There is no time limit for a motion for reconsideration to be filed. However, if the motion is filed with the BVA within the same 120-day period that governs the claimant’s right to submit a Notice of Appeal to the Veterans Court, the deadline to appeal to the Veterans Court is extended to 120 days after the date the BVA issues its decision on the motion for reconsideration. If the claimant complies with these two separate deadlines, the claimant can both have his case reviewed by the BVA again on reconsideration and reviewed on appeal by the Veterans Court.
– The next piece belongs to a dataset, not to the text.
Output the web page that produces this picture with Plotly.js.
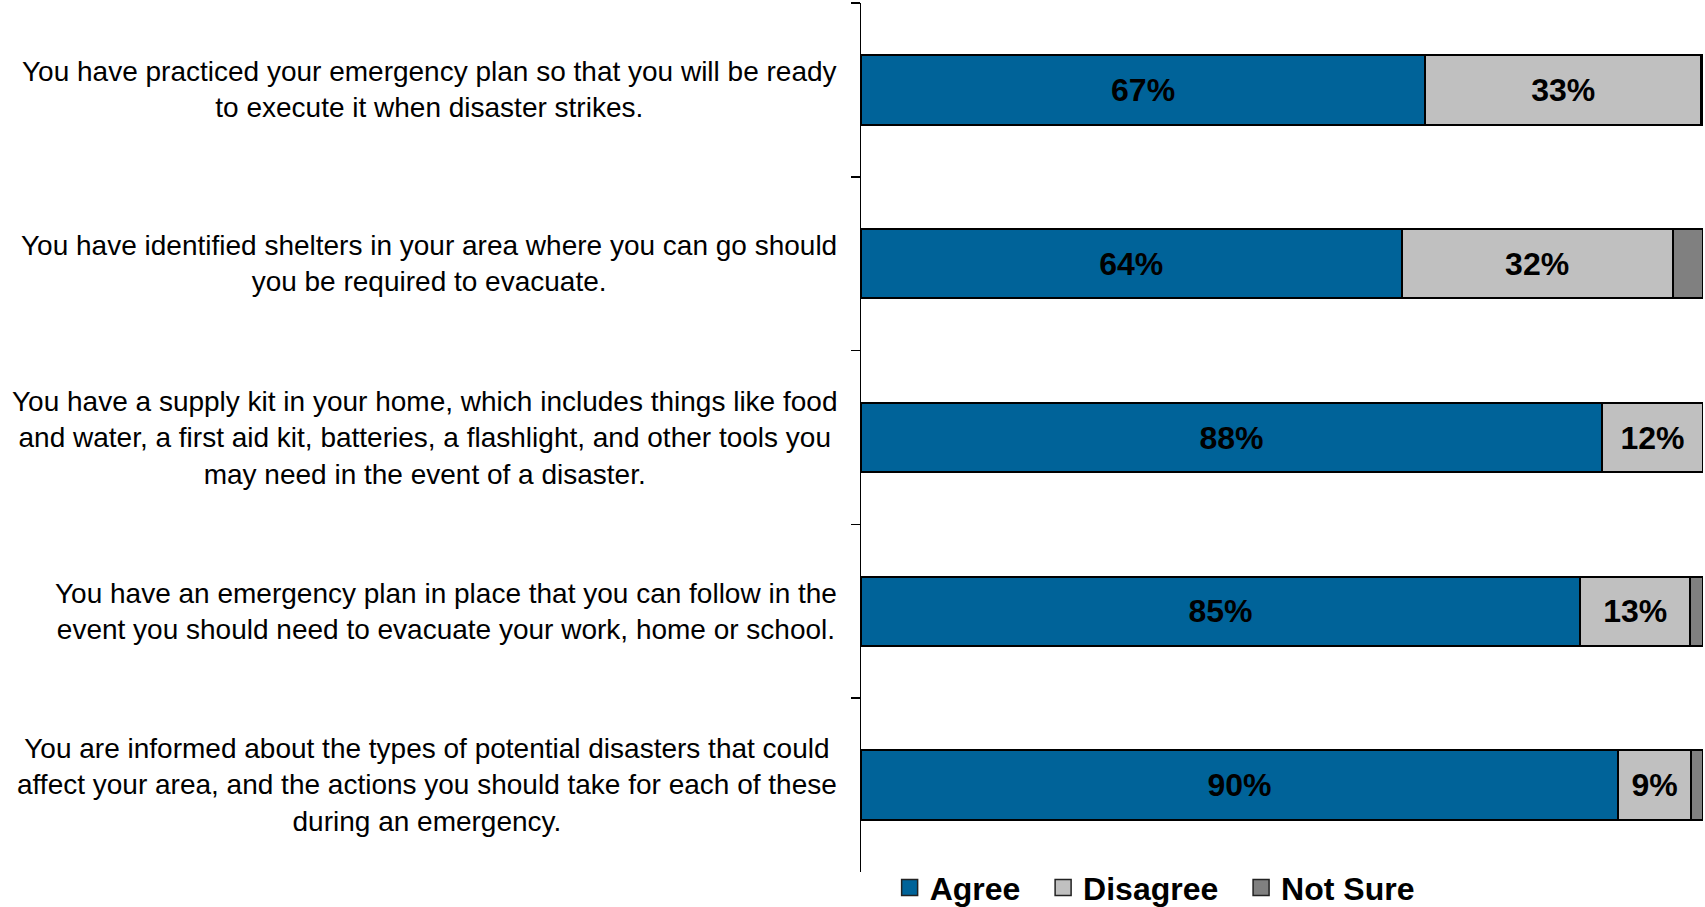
<!DOCTYPE html>
<html>
<head>
<meta charset="utf-8">
<script src="https://cdn.plot.ly/plotly-3.0.1.min.js"></script>
<style>html,body{margin:0;padding:0;background:#fff;}#chart{width:1705px;height:907px;}</style>
</head>
<body>
<div id="chart"></div>
<script>
// Categories, top to bottom
const categories = [
  "You have practiced your emergency plan so that you will be ready<br>to execute it when disaster strikes.",
  "You have identified shelters in your area where you can go should<br>you be required to evacuate.",
  "You have a supply kit in your home, which includes things like food<br>and water, a first aid kit, batteries, a flashlight, and other tools you<br>may need in the event of a disaster.",
  "You have an emergency plan in place that you can follow in the<br>event you should need to evacuate your work, home or school.",
  "You are informed about the types of potential disasters that could<br>affect your area, and the actions you should take for each of these<br>during an emergency."
];
const catIds = ["Q1", "Q2", "Q3", "Q4", "Q5"];
const seriesNames = ["Agree", "Disagree", "Not Sure"];
const agree    = [67, 64.2, 88, 85.4, 89.9];
const disagree = [32.8, 32.2, 12, 13.1, 8.7];
const notSure  = [0.2, 3.6, 0, 1.5, 1.4];
const agreeLabels    = ["67%", "64%", "88%", "85%", "90%"];
const disagreeLabels = ["33%", "32%", "12%", "13%", "9%"];
const seriesColors = ["#006399", "#C0C0C0", "#808080"];

const FONT = "Liberation Sans, Arial, sans-serif";
const outline = {color: "#000000", width: 2};
const labelFont = {family: FONT, size: 32, color: "#000", weight: "bold"};

const traces = [
  {type: "bar", orientation: "h", name: seriesNames[0], y: catIds, x: agree,
   marker: {color: seriesColors[0], line: outline}, showlegend: false,
   text: agreeLabels, textposition: "inside", insidetextanchor: "middle",
   constraintext: "none", textangle: 0, textfont: labelFont, hoverinfo: "skip"},
  {type: "bar", orientation: "h", name: seriesNames[1], y: catIds, x: disagree,
   marker: {color: seriesColors[1], line: outline}, showlegend: false,
   text: disagreeLabels, textposition: "inside", insidetextanchor: "middle",
   constraintext: "none", textangle: 0, textfont: labelFont, hoverinfo: "skip"},
  {type: "bar", orientation: "h", name: seriesNames[2], y: catIds, x: notSure,
   marker: {color: seriesColors[2], line: outline}, showlegend: false,
   textposition: "none", hoverinfo: "skip"}
];

// Legend entries (square swatches)
seriesNames.forEach((n, i) => {
  traces.push({type: "scatter", mode: "markers", x: [null], y: [null],
    name: n + "\u00a0\u00a0", showlegend: true, hoverinfo: "skip",
    marker: {symbol: "square", size: 16, color: seriesColors[i], line: {color: "#222", width: 1.5}}});
});

const annotations = categories.map((c, i) => ({
  xref: "paper", yref: "y", x: 0, y: catIds[i], xanchor: "right", yanchor: "middle",
  xshift: -22, text: c, showarrow: false, align: "center",
  font: {family: FONT, size: 28, color: "#000"}
}));

const layout = {
  width: 1705, height: 907,
  margin: {l: 861, r: 2, t: 3, b: 35, autoexpand: false},
  paper_bgcolor: "#fff", plot_bgcolor: "#fff",
  barmode: "stack", bargap: 0.6,
  showlegend: true,
  legend: {orientation: "h", x: 0.034, xanchor: "left", y: -0.018, yanchor: "middle",
           font: {family: FONT, size: 32, color: "#000", weight: "bold"},
           itemwidth: 30, traceorder: "normal", bgcolor: "rgba(0,0,0,0)"},
  xaxis: {range: [0, 100], visible: false, fixedrange: true},
  yaxis: {type: "category", categoryorder: "array", categoryarray: catIds,
          autorange: "reversed", showticklabels: false, showgrid: false, zeroline: false,
          showline: true, linecolor: "#000", linewidth: 1.5,
          ticks: "outside", tickson: "boundaries", ticklen: 9, tickcolor: "#000", tickwidth: 1.5},
  annotations: annotations
};

Plotly.newPlot("chart", traces, layout, {staticPlot: true, displayModeBar: false});
</script>
</body>
</html>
If the claimant submits the motion for reconsideration to the BVA after 120 days from the date on the face of the BVA decision, the 120-day appeal period for the Veterans Court is not extended and the claimant forfeits the right to appeal that BVA decision to the Veterans Court

Reopen at the VARO the Claim that was Denied

The third option available to the claimant affected by an adverse BVA decision is to reopen the claim (i.e., start over) at the VARO. In this scenario, the adverse BVA decision remains in place and stands as a final decision.

As a general matter, to reopen a claim following an final adverse BVA decision it is required that the claimant secure “new and material evidence.” Depending upon the facts and issues involved in the claim, securing new and material evidence to reopen a claim at the VARO can be very difficult. Oftentimes the claimant is required first to appeal the VARO’s determination that the evidence submitted by the claimant is not new and material rather than the merits of the claim. Another negative factor with this option is that the effective date for the grant of any benefits as a result of the reopened claim is the date the claim is reopened, not the earlier date of the claimant’s original claim. In comparison, if the claimant is successful in overturning the BVA decision as a result of a successful appeal to the Veterans Court or in a motion for reconsideration at the BVA, and the claimed benefits are awarded, the effective date for the payment of the benefits is the date of the original claim.